● **SET TASK**
Your task is to reproduce, verbatim and without pictures, the lines from the opening of the listing through the line containing "from matplotlib.patches import".

● **PROVIDED MATERIAL**
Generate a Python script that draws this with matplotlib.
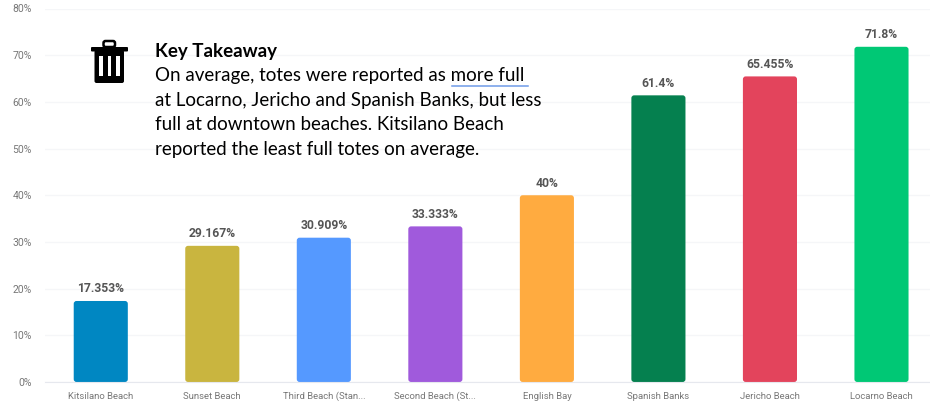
import matplotlib
matplotlib.use('Agg')
from matplotlib import pyplot as plt
from matplotlib.patches import FancyBboxPatch, Rectangle

beaches = ['Kitsilano Beach', 'Sunset Beach', 'Third Beach (Stan...', 'Second Beach (St...',
           'English Bay', 'Spanish Banks', 'Jericho Beach', 'Locarno Beach']
values = [17.353, 29.167, 30.909, 33.333, 40, 61.4, 65.455, 71.8]
value_labels = ['17.353%', '29.167%', '30.909%', '33.333%', '40%', '61.4%', '65.455%', '71.8%']
colors = ['#0087C2', '#C9B53F', '#5599FF', '#A05ADC', '#FFAB40', '#05804F', '#E3445C', '#00C875']
y_ticks = [0, 10, 20, 30, 40, 50, 60, 70, 80]

W, H = 930, 405
fig = plt.figure(figsize=(W / 100, H / 100), dpi=100)

# plot area in pixels: left 45, zero line 382, 80% line 8.5
ax = fig.add_axes([45 / W, (H - 382) / H, (W - 45) / W, 373.5 / H])
ax.set_xlim(-0.5, 7.435)
ax.set_ylim(0, 80)
ax.set_axisbelow(True)
ax.grid(axis='y', color='#f5f6f8', lw=1)
for side in ['top', 'right', 'left']:
    ax.spines[side].set_visible(False)
ax.spines['bottom'].set_color('#e6e8ee')
ax.tick_params(length=0)

bars = ax.bar(range(len(values)), values, width=0.485, color='none')
# swap the plain bars for slightly rounded ones
aspect = (80 / 373.5) / (7.935 / 885)
for b, c in zip(bars, colors):
    ax.add_patch(FancyBboxPatch((b.get_x(), b.get_y()), b.get_width(), b.get_height(),
                                boxstyle='round,pad=0,rounding_size=0.025',
                                mutation_aspect=aspect, fc=c, ec='none'))

for i, (v, lab) in enumerate(zip(values, value_labels)):
    ax.annotate(lab, (i, v), xytext=(0, 4), textcoords='offset points', ha='center', va='bottom',
                fontsize=8.7, fontweight='bold', color='#555555', family='Roboto')

ax.set_xticks(range(len(beaches)))
ax.set_xticklabels(beaches, fontsize=6.8, color='#777777', family='Roboto')
ax.tick_params(axis='x', pad=7)
ax.set_yticks(y_ticks)
ax.set_yticklabels([f'{t}%' for t in y_ticks], fontsize=7.5, color='#777777', family='Roboto')
ax.tick_params(axis='y', pad=9.5)

# overlay in pixel coords for the takeaway box and icon
ov = fig.add_axes([0, 0, 1, 1])
ov.set_xlim(0, W)
ov.set_ylim(H, 0)
ov.axis('off')

ov.text(155, 51, 'Key Takeaway', fontsize=13.5, fontweight='bold', family='Lato', va='center', color='black')
lines = ['On average, totes were reported as more full',
         'at Locarno, Jericho and Spanish Banks, but less',
         'full at downtown beaches. Kitsilano Beach',
         'reported the least full totes on average.']
for y, line in zip([76, 100.5, 125, 150], lines):
    ov.text(155, y, line, fontsize=13.5, family='Lato', va='center', color='black')
ov.plot([452, 528], [85.5, 85.5], color='#6F9BE8', lw=1.1)

# trash can icon
ov.add_patch(FancyBboxPatch((94.5, 50), 29.5, 33, boxstyle='round,pad=0,rounding_size=2', fc='black', ec='none'))
ov.add_patch(FancyBboxPatch((91, 47), 37, 4.5, boxstyle='round,pad=0,rounding_size=1', fc='black', ec='none'))
ov.add_patch(FancyBboxPatch((103.5, 41), 11.5, 6, boxstyle='round,pad=0,rounding_size=2', fc='none', ec='black', lw=1.8))
for x in [99, 107.5, 116]:
    ov.add_patch(Rectangle((x, 55.5), 3.5, 20, fc='white', ec='none'))

fig.savefig('out.png', dpi=100)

● **TASK ANSWER**
Generate a Python script that draws this with matplotlib.
import matplotlib
matplotlib.use('Agg')
from matplotlib import pyplot as plt
from matplotlib.patches import FancyBboxPatch, Rectangle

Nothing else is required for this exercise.